►
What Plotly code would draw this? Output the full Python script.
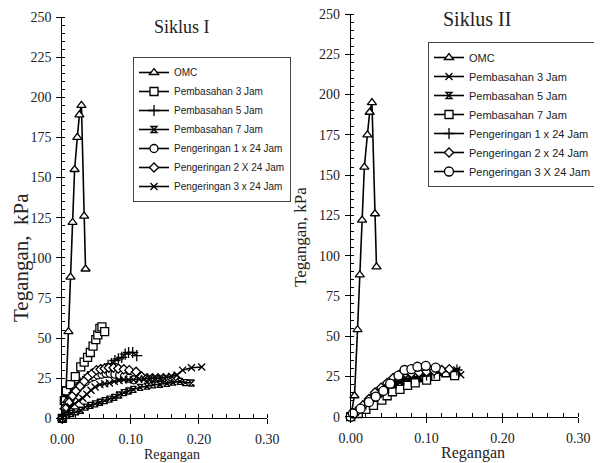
◄
►
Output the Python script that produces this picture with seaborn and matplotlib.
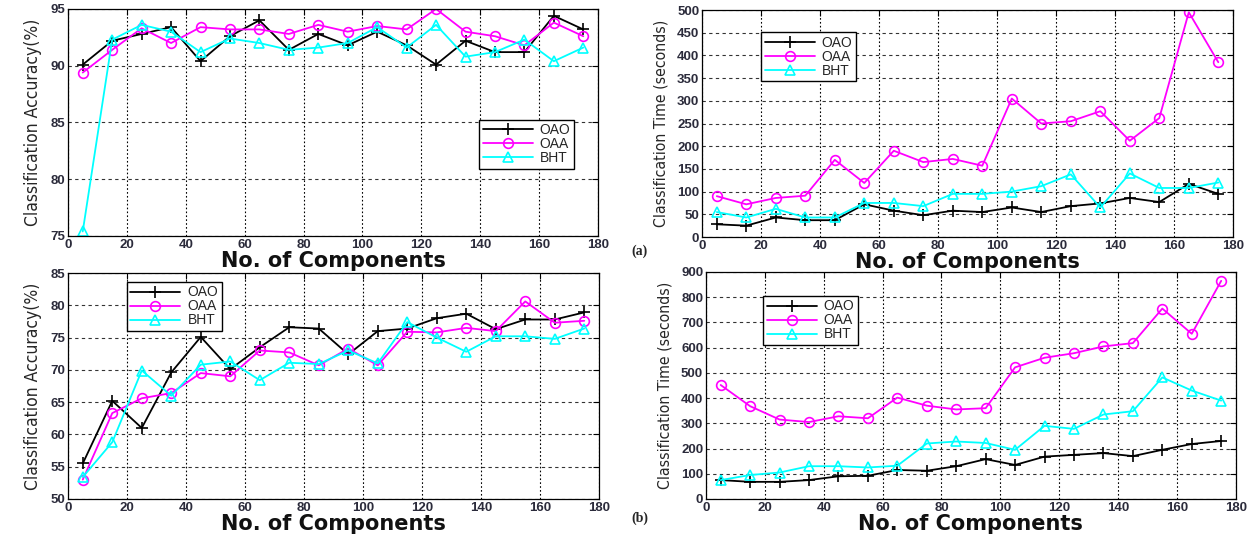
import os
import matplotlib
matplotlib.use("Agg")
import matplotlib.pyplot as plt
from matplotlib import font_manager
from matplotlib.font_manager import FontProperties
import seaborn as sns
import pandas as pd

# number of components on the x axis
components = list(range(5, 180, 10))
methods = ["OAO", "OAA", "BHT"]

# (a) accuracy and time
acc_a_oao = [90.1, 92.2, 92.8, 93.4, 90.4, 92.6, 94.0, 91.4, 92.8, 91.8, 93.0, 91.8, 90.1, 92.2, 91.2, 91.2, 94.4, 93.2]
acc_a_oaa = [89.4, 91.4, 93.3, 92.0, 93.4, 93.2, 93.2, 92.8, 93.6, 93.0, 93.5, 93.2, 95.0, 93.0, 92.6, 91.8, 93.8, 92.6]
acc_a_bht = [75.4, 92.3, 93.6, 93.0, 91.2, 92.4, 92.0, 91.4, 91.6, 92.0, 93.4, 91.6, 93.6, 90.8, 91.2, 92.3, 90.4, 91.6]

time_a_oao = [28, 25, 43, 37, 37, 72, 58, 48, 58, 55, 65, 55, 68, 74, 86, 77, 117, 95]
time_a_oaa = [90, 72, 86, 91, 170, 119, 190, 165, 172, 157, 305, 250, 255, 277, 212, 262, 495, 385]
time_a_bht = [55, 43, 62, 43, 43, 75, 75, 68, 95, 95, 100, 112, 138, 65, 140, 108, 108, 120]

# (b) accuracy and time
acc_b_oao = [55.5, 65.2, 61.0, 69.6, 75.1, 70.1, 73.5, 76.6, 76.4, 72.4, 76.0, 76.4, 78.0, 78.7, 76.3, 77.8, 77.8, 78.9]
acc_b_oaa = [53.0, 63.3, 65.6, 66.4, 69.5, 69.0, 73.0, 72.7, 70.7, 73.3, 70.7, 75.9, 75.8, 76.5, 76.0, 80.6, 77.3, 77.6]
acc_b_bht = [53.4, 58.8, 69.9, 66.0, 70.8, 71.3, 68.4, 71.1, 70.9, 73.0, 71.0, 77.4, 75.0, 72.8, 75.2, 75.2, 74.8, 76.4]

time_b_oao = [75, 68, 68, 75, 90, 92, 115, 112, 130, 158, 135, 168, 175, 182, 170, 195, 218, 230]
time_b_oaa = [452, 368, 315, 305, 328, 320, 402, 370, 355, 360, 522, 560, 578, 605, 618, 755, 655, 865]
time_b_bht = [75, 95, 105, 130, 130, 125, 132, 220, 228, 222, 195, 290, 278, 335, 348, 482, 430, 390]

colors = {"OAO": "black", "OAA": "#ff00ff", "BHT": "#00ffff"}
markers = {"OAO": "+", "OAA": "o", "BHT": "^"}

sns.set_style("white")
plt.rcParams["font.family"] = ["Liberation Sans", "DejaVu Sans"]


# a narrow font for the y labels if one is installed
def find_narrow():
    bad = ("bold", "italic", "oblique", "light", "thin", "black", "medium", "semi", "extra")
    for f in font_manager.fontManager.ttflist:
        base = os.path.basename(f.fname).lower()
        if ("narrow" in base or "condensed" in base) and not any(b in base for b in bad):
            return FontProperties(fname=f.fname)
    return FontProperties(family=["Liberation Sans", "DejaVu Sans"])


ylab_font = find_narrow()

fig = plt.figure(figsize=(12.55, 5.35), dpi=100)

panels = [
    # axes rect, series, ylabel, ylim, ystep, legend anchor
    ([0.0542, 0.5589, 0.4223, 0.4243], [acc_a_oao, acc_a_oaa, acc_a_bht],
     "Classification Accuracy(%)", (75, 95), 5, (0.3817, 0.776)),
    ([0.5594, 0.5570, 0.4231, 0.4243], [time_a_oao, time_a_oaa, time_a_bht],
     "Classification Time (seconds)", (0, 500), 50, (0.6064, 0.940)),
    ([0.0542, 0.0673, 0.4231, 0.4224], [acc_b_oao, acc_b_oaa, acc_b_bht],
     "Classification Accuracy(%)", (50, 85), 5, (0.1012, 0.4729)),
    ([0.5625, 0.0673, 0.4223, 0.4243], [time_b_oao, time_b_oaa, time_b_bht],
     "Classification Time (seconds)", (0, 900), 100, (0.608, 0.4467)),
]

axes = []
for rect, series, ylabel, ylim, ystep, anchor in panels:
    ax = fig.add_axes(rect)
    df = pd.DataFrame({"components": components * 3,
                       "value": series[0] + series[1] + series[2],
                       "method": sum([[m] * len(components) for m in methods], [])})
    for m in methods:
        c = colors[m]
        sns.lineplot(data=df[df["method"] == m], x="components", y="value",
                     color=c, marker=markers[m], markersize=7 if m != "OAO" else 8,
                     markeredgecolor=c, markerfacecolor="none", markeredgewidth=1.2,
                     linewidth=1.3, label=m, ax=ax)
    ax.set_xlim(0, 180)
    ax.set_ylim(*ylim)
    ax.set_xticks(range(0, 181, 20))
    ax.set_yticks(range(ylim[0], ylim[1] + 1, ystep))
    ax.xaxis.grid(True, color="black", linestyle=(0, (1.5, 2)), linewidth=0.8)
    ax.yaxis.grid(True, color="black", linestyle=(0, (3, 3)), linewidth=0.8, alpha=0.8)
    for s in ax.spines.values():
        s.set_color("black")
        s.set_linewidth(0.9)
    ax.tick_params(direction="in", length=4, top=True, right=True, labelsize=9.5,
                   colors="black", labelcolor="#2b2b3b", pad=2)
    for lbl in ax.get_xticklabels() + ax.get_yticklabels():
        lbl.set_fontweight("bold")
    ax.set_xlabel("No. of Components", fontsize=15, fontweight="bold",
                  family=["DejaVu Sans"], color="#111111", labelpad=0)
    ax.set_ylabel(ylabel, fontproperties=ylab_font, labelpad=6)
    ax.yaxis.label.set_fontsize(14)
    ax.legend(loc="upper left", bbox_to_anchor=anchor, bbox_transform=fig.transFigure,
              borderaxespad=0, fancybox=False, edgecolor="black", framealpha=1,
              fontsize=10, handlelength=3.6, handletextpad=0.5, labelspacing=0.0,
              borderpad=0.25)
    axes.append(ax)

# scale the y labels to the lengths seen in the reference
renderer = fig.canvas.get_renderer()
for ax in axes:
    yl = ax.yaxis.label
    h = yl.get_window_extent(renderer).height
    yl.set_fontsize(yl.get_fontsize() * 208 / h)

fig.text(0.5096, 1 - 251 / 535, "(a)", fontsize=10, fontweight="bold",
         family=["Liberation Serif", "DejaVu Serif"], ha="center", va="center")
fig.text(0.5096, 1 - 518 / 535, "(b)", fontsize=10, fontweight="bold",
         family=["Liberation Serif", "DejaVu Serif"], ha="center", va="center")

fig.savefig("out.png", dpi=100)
◄
Above are some records; extract exactly the lines from the one containing "Output the Python" through the one containing "75.2, 74.8, 76.4]" and drop the pictures.

Expected answer ->
Output the Python script that produces this picture with seaborn and matplotlib.
import os
import matplotlib
matplotlib.use("Agg")
import matplotlib.pyplot as plt
from matplotlib import font_manager
from matplotlib.font_manager import FontProperties
import seaborn as sns
import pandas as pd

# number of components on the x axis
components = list(range(5, 180, 10))
methods = ["OAO", "OAA", "BHT"]

# (a) accuracy and time
acc_a_oao = [90.1, 92.2, 92.8, 93.4, 90.4, 92.6, 94.0, 91.4, 92.8, 91.8, 93.0, 91.8, 90.1, 92.2, 91.2, 91.2, 94.4, 93.2]
acc_a_oaa = [89.4, 91.4, 93.3, 92.0, 93.4, 93.2, 93.2, 92.8, 93.6, 93.0, 93.5, 93.2, 95.0, 93.0, 92.6, 91.8, 93.8, 92.6]
acc_a_bht = [75.4, 92.3, 93.6, 93.0, 91.2, 92.4, 92.0, 91.4, 91.6, 92.0, 93.4, 91.6, 93.6, 90.8, 91.2, 92.3, 90.4, 91.6]

time_a_oao = [28, 25, 43, 37, 37, 72, 58, 48, 58, 55, 65, 55, 68, 74, 86, 77, 117, 95]
time_a_oaa = [90, 72, 86, 91, 170, 119, 190, 165, 172, 157, 305, 250, 255, 277, 212, 262, 495, 385]
time_a_bht = [55, 43, 62, 43, 43, 75, 75, 68, 95, 95, 100, 112, 138, 65, 140, 108, 108, 120]

# (b) accuracy and time
acc_b_oao = [55.5, 65.2, 61.0, 69.6, 75.1, 70.1, 73.5, 76.6, 76.4, 72.4, 76.0, 76.4, 78.0, 78.7, 76.3, 77.8, 77.8, 78.9]
acc_b_oaa = [53.0, 63.3, 65.6, 66.4, 69.5, 69.0, 73.0, 72.7, 70.7, 73.3, 70.7, 75.9, 75.8, 76.5, 76.0, 80.6, 77.3, 77.6]
acc_b_bht = [53.4, 58.8, 69.9, 66.0, 70.8, 71.3, 68.4, 71.1, 70.9, 73.0, 71.0, 77.4, 75.0, 72.8, 75.2, 75.2, 74.8, 76.4]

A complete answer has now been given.